LONDON, July 21 The 'Welcome and launch' event which the so-called 'Lovers of Musharraf' group was planning to organise on a grand scale turned out to be a tame affair here on Monday with the redoubtable Lord Nazir Ahmad almost succeeding in making it a non-starter first by organising a little protest picket outside the venue and then inside by objecting to the very format of the event.

When the event finally started about half an hour late in a small little committee room in the House of Commons with a capacity of no more than 100, the audience nearly 90 per cent of whom had come on the special invitation of the organisers were treated to a little over 90 minute of Musharraf's often repeated half-baked theories about terrorism, Taliban and Al Qaeda and even more half-baked short- and long-term strategies which he said could route the menace completely.

In his opening remarks which lasted for more than 30 minutes, he insisted that if the world had listened to him terrorism would have disappeared from the face of the earth long ago.

The author of the 'In the Line of Fire' sounded as if he was still trapped in the web of self-delusion which he had woven around himself when in power.

During the Q&A session, he refused to accept that it was during his rule that terrorism found the political space to expand and become a real threat to the state.

“In fact by February 18 when the elections were held in Pakistan I had routed the Taliban completely forcing them to disperse in the mountains. That is why the ANP could sweep the polls in the NWFP. But the ANP turned this victory into defeat by releasing Sufi Mohammad and using him to negotiate with Fazlullah. This led to the killing spree in Malakand, Swat and Bajaur etc.,” he claimed with a straight face.

The only time during the long-drawn interaction that he said he had committed a mistake was when on the advice of one of his cabinet ministers he allowed the release of Ghazi of Red Mosque who was arrested with a rocket launcher in his car.

He refused to answer a question on Bugti's death on grounds that he was not 'here' to discuss what he did when he was in power in Pakistan.

When told that he was instrumental in the assassination of Benazir Bhutto because he had not provided her with adequate security, he countered with “That is a figment of your imagination.”

When asked if he would appear before the UN commission probing Benazir's death if summoned or do it voluntarily, he sidestepped the question and discussed in detail the merits and demerits of seeking UN help in investigating a domestic crime.

When asked about the legality of the NRO, he justified it by saying that the cases which had started long before his advent had taken too long to complete and, therefore, he had quashed them with a stroke of a pen.

“Even the Swiss courts were taking too long. You cannot accuse them of being prone to bribery or coercion like it happens in our country,” he added.

When told that the Supreme Court has acquitted Nawaz Sharif in the hijacking case, he said he would not say anything more than what he had said verbatim in his book about the incident. He sounded as if his account more than nullified the Supreme Court's ruling.

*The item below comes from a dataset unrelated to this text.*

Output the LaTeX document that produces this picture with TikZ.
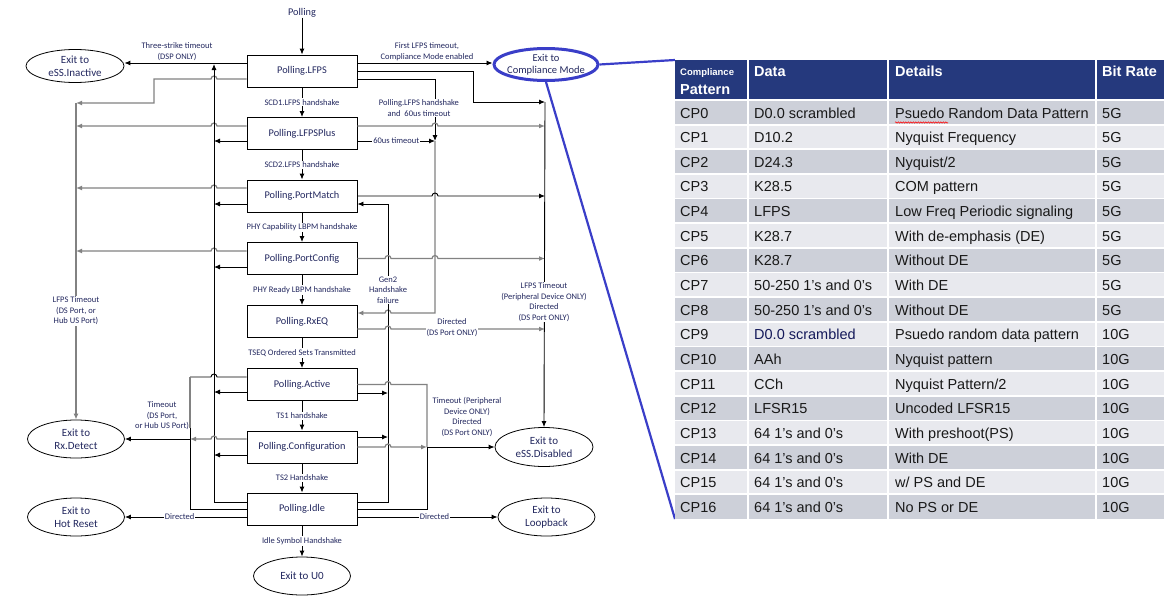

When asked for his reaction to the restoration of Chief Justice Iftikhar Mohammad Chaudhry, he said he would not like to say anything more than that Chaudhry was now the Chief Justice and then implied with tongue in cheek that the restoration was contrived.

It was perhaps only incidental that the chair continued to ignore my raised hand during the Q&A session.

The event was organised by MP Khalid Mahmood who was recently fingered in expenses scandal reports for having charged the taxpayers for his short trips to a love-nest with a female companion and Mr Anjum Chaudhry of Music Hut, an eating place; both leading members of the LoM.

Khalid Mahmood who also heads the joint parliamentary committee on anti-terrorism tried to pass the event off as an official programme of the House of Commons but the Lord Nazir Ahmad pricked the balloon when at the very outset he said that it was more of a political gathering than a committee hearing by pointing out to a fairly large crowd of ethnic Pakistanis in the audience.

“It is more of a Pakistani style rent-a-crowd, “he told me later.

The audience included, besides the invited guests, a handful of journalists from ethnic media, one from The Guardian and about six or seven MPS.

During the Q&A session every time he made a banal point there was a smattering of clapping from the well-heeled special invitees who sat seemingly lapping up every word Musharraf spoke, but the confused expression on their faces betrayed that they were having a hard time reconciling with so many of his contradictory claims.

When asked about the state of war on terror he said “We are not winning, but we are not losing either.”

When he felt it advanced his arguments he justified the ISI's links with the Taliban and at other times he vehemently denied that the ISI or the army or he himself had ever indulged in double-dealing.

He admitted that Pakistan trained the mujahideen who went into Kashmir, “but it was not done at the state level but perhaps some retired army officers were involved in this clandestine activity”.

As usual he praised the army and the ISI and said if it had not been for these two organisations Pakistan would have been a worse mess.

Answering another question, he said he disagreed with the British prime minister that 75 per cent of suspected terror cases in the UK had their origins in Pakistan.